“It was deliberately written to be a Shih Tzu,” Martin McDonagh said Wednesday night as he worked the press line at Chelsea Clearview Cinemas before a screening of his latest film, “Seven Psychopaths.”
The plot centers on the increasingly violent fallout of a dognapping, and WWD was curious if the playwright-turned-director, who is known both for his breakneck dialogue and predilection for mayhem, had settled on the breed for its poetic possibilities.
“I love the image of a Shih Tzu,” he laughed. “But, no, I’m an antipun kind of guy.”
The movie’s marketers didn’t practice such restraint. A poster on an easel over McDonagh’s shoulder displayed a particularly egregious example.
“Not me,” McDonagh said with a smile. “CBS. Not me. There’s one joke in the film that does play on that. If you’ve seen it, it only happens once. Everything else. The advertising, everything else, is not mine.”

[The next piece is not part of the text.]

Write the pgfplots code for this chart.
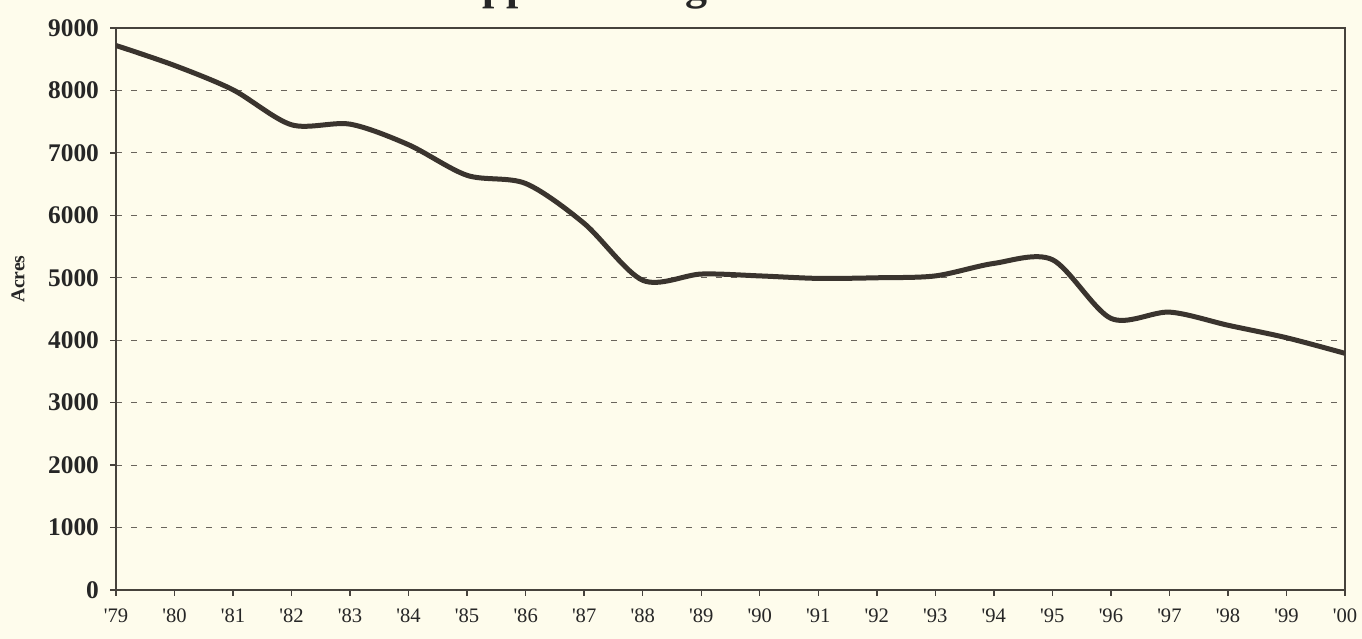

A few of the film’s stars, including Christopher Walken and Sam Rockwell, followed their director down the line ahead of the Cinema Society- and Hugo Boss-sponsored screening. Both rushed by the press line. Abbie Cornish, who has a small role as a put-upon girlfriend, said that she had wanted to work with McDonagh since she read the screenplay for his directorial debut, “In Bruges.” Dressed in a floral-print-accented Roland Mouret dress, Cornish didn’t seem particularly given to any psychosis herself.
“No,” she smiled. “I’m pretty chill.”